» WHAT IS REQUIRED: Keep the pictures out and restate every record exactly.

----

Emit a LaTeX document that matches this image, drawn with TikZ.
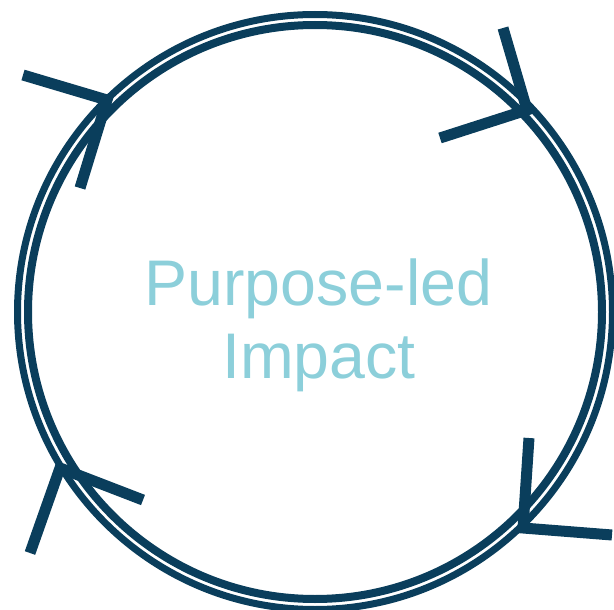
\documentclass[tikz,border=0pt]{standalone}
\usepackage{fontspec}
\newfontfamily\labelfont{Liberation Sans}
\definecolor{navy}{RGB}{10,62,92}
\definecolor{teal}{RGB}{140,207,218}
\begin{document}
\begin{tikzpicture}[x=1pt,y=-1pt,
  ring/.style={draw=navy},
  chev/.style={draw=navy,line width=11pt,line join=miter,line cap=butt},
  lbl/.style={text=teal,font=\labelfont\fontsize{64.5}{73}\selectfont,anchor=base,inner sep=0pt}]
\useasboundingbox (0,0) rectangle (614,610);
\clip (0,0) rectangle (614,610);
\coordinate (c) at (315,312);
\draw[ring,line width=7pt] (c) circle[radius=297.5];
\draw[ring,line width=8pt] (c) circle[radius=287];
% chevrons
\coordinate (tlA) at (23,75); \coordinate (tlV) at (107,100); \coordinate (tlB) at (80,188);
\coordinate (trA) at (503,28); \coordinate (trV) at (527,110); \coordinate (trB) at (440,138);
\coordinate (brA) at (529,438); \coordinate (brV) at (523,528); \coordinate (brB) at (612,535);
\coordinate (blA) at (30,553); \coordinate (blV) at (60,468); \coordinate (blB) at (143,500);
\draw[chev] (tlA) -- (tlV) -- (tlB);
\draw[chev] (trA) -- (trV) -- (trB);
\draw[chev] (brA) -- (brV) -- (brB);
\draw[chev] (blA) -- (blV) -- (blB);
\node[lbl] (l1) at (318.5,305) {Purpose-led};
\node[lbl] (l2) at (319,378) {Impact};
\end{tikzpicture}
\end{document}
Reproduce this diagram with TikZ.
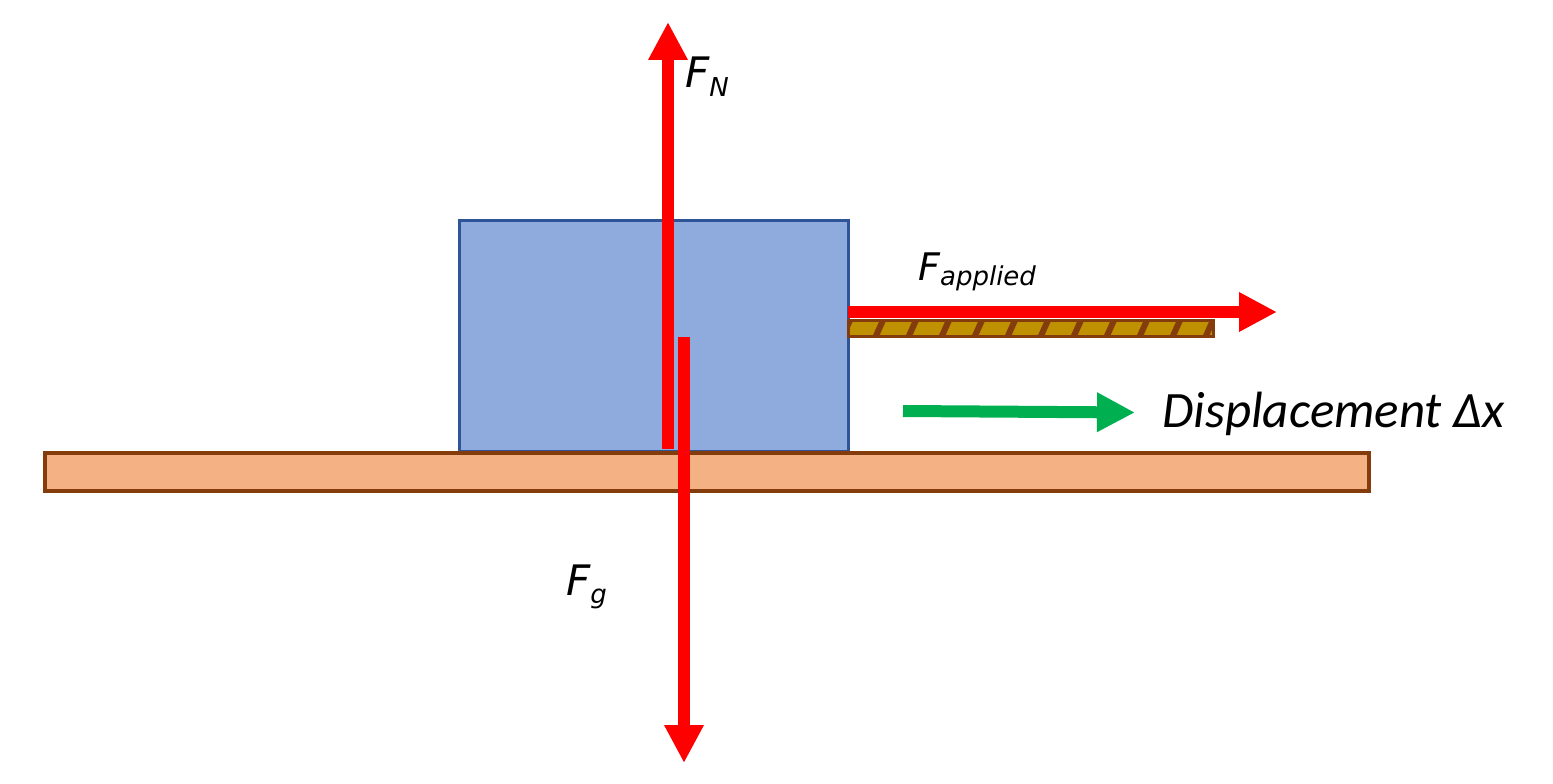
\documentclass[tikz,border=0pt]{standalone}
\usepackage{fontspec}
\newfontfamily\djv{DejaVu Sans}
\newfontfamily\carl{Carlito}
\usetikzlibrary{arrows.meta}
\definecolor{floorfill}{HTML}{F4B183}
\definecolor{floordraw}{HTML}{843C0C}
\definecolor{blockfill}{HTML}{8FAADC}
\definecolor{blockdraw}{HTML}{2F5597}
\definecolor{ropefill}{HTML}{BF9000}
\definecolor{forcered}{HTML}{FF0000}
\definecolor{dispgreen}{HTML}{00B050}
\tikzset{
  forcearrow/.style={draw=forcered, line width=12pt, line cap=butt,
    -{Triangle[width=37pt,length=38pt]}},
  disparrow/.style={draw=dispgreen, line width=12pt, line cap=butt,
    -{Triangle[width=37pt,length=38pt]}},
  lbl/.style={inner sep=0pt, anchor=base west, text=black},
}
\begin{document}
\begin{tikzpicture}[x=1pt,y=-1pt]
\useasboundingbox[fill=white] (0,0) rectangle (1553,784);
% block
\node[draw=blockdraw, fill=blockfill, line width=3pt, inner sep=0pt,
  minimum width=389pt, minimum height=231pt, anchor=north west] (block) at (458,219) {};
% floor
\node[draw=floordraw, fill=floorfill, line width=3.5pt, inner sep=0pt,
  minimum width=1324pt, minimum height=38pt, anchor=north west] (floor) at (43,451) {};
% rope
\node[fill=ropefill, inner sep=0pt, minimum width=365pt, minimum height=16pt,
  anchor=north west] (rope) at (848,320) {};
\begin{scope}
  \clip (848,320) rectangle (1213,336);
  \foreach \x in {842,875,...,1230}{
    \draw[floordraw, line width=6pt] (\x,338) -- (\x+9,318);
  }
\end{scope}
\draw[floordraw, line width=3pt] (rope.north west) rectangle (rope.south east);
% coordinates for force arrows
\coordinate (fnbot) at (668,449);
\coordinate (fntop) at (668,22);
\coordinate (fgtop) at (684,337);
\coordinate (fgbot) at (684,763);
\coordinate (fastart) at (848,312);
\coordinate (faend) at (1277,312);
\coordinate (dstart) at (903,411);
\coordinate (dend) at (1135,412.5);
\draw[forcearrow] (fnbot) -- (fntop);
\draw[forcearrow] (fgtop) -- (fgbot);
\draw[forcearrow] (fastart) -- (faend);
\draw[disparrow] (dstart) -- (dend);
% labels
\node[lbl] (fnlabel) at (685,88) {\djv\itshape\fontsize{42}{42}\selectfont F\raisebox{-0.2em}{\fontsize{26}{26}\selectfont N}};
\node[lbl] (fglabel) at (566,595) {\djv\itshape\fontsize{42}{42}\selectfont F\raisebox{-0.2em}{\fontsize{26}{26}\selectfont g}};
\node[lbl] (falabel) at (918,280) {\djv\itshape\fontsize{38}{38}\selectfont F\raisebox{-0.15em}{\fontsize{26}{26}\selectfont applied}};
\node[lbl] (displabel) at (1162,427) {\carl\itshape\fontsize{51}{51}\selectfont Displacement Δx};
\end{tikzpicture}
\end{document}
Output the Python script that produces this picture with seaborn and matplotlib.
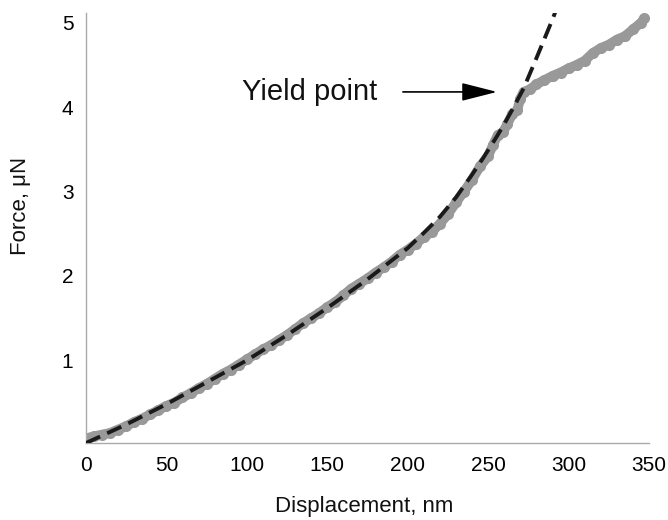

----

» SOLUTION TO THIS EXERCISE:
Emit a LaTeX document that matches this image, drawn with TikZ.
\documentclass[tikz,border=0pt]{standalone}
\usepackage{fontspec}
\newfontfamily\labelfont{Liberation Sans}
\definecolor{navy}{RGB}{10,62,92}
\definecolor{teal}{RGB}{140,207,218}
\begin{document}
\begin{tikzpicture}[x=1pt,y=-1pt,
  ring/.style={draw=navy},
  chev/.style={draw=navy,line width=11pt,line join=miter,line cap=butt},
  lbl/.style={text=teal,font=\labelfont\fontsize{64.5}{73}\selectfont,anchor=base,inner sep=0pt}]
\useasboundingbox (0,0) rectangle (614,610);
\clip (0,0) rectangle (614,610);
\coordinate (c) at (315,312);
\draw[ring,line width=7pt] (c) circle[radius=297.5];
\draw[ring,line width=8pt] (c) circle[radius=287];
% chevrons
\coordinate (tlA) at (23,75); \coordinate (tlV) at (107,100); \coordinate (tlB) at (80,188);
\coordinate (trA) at (503,28); \coordinate (trV) at (527,110); \coordinate (trB) at (440,138);
\coordinate (brA) at (529,438); \coordinate (brV) at (523,528); \coordinate (brB) at (612,535);
\coordinate (blA) at (30,553); \coordinate (blV) at (60,468); \coordinate (blB) at (143,500);
\draw[chev] (tlA) -- (tlV) -- (tlB);
\draw[chev] (trA) -- (trV) -- (trB);
\draw[chev] (brA) -- (brV) -- (brB);
\draw[chev] (blA) -- (blV) -- (blB);
\node[lbl] (l1) at (318.5,305) {Purpose-led};
\node[lbl] (l2) at (319,378) {Impact};
\end{tikzpicture}
\end{document}
Reproduce this diagram with TikZ.
\documentclass[tikz,border=0pt]{standalone}
\usepackage{fontspec}
\newfontfamily\djv{DejaVu Sans}
\newfontfamily\carl{Carlito}
\usetikzlibrary{arrows.meta}
\definecolor{floorfill}{HTML}{F4B183}
\definecolor{floordraw}{HTML}{843C0C}
\definecolor{blockfill}{HTML}{8FAADC}
\definecolor{blockdraw}{HTML}{2F5597}
\definecolor{ropefill}{HTML}{BF9000}
\definecolor{forcered}{HTML}{FF0000}
\definecolor{dispgreen}{HTML}{00B050}
\tikzset{
  forcearrow/.style={draw=forcered, line width=12pt, line cap=butt,
    -{Triangle[width=37pt,length=38pt]}},
  disparrow/.style={draw=dispgreen, line width=12pt, line cap=butt,
    -{Triangle[width=37pt,length=38pt]}},
  lbl/.style={inner sep=0pt, anchor=base west, text=black},
}
\begin{document}
\begin{tikzpicture}[x=1pt,y=-1pt]
\useasboundingbox[fill=white] (0,0) rectangle (1553,784);
% block
\node[draw=blockdraw, fill=blockfill, line width=3pt, inner sep=0pt,
  minimum width=389pt, minimum height=231pt, anchor=north west] (block) at (458,219) {};
% floor
\node[draw=floordraw, fill=floorfill, line width=3.5pt, inner sep=0pt,
  minimum width=1324pt, minimum height=38pt, anchor=north west] (floor) at (43,451) {};
% rope
\node[fill=ropefill, inner sep=0pt, minimum width=365pt, minimum height=16pt,
  anchor=north west] (rope) at (848,320) {};
\begin{scope}
  \clip (848,320) rectangle (1213,336);
  \foreach \x in {842,875,...,1230}{
    \draw[floordraw, line width=6pt] (\x,338) -- (\x+9,318);
  }
\end{scope}
\draw[floordraw, line width=3pt] (rope.north west) rectangle (rope.south east);
% coordinates for force arrows
\coordinate (fnbot) at (668,449);
\coordinate (fntop) at (668,22);
\coordinate (fgtop) at (684,337);
\coordinate (fgbot) at (684,763);
\coordinate (fastart) at (848,312);
\coordinate (faend) at (1277,312);
\coordinate (dstart) at (903,411);
\coordinate (dend) at (1135,412.5);
\draw[forcearrow] (fnbot) -- (fntop);
\draw[forcearrow] (fgtop) -- (fgbot);
\draw[forcearrow] (fastart) -- (faend);
\draw[disparrow] (dstart) -- (dend);
% labels
\node[lbl] (fnlabel) at (685,88) {\djv\itshape\fontsize{42}{42}\selectfont F\raisebox{-0.2em}{\fontsize{26}{26}\selectfont N}};
\node[lbl] (fglabel) at (566,595) {\djv\itshape\fontsize{42}{42}\selectfont F\raisebox{-0.2em}{\fontsize{26}{26}\selectfont g}};
\node[lbl] (falabel) at (918,280) {\djv\itshape\fontsize{38}{38}\selectfont F\raisebox{-0.15em}{\fontsize{26}{26}\selectfont applied}};
\node[lbl] (displabel) at (1162,427) {\carl\itshape\fontsize{51}{51}\selectfont Displacement Δx};
\end{tikzpicture}
\end{document}
Output the Python script that produces this picture with seaborn and matplotlib.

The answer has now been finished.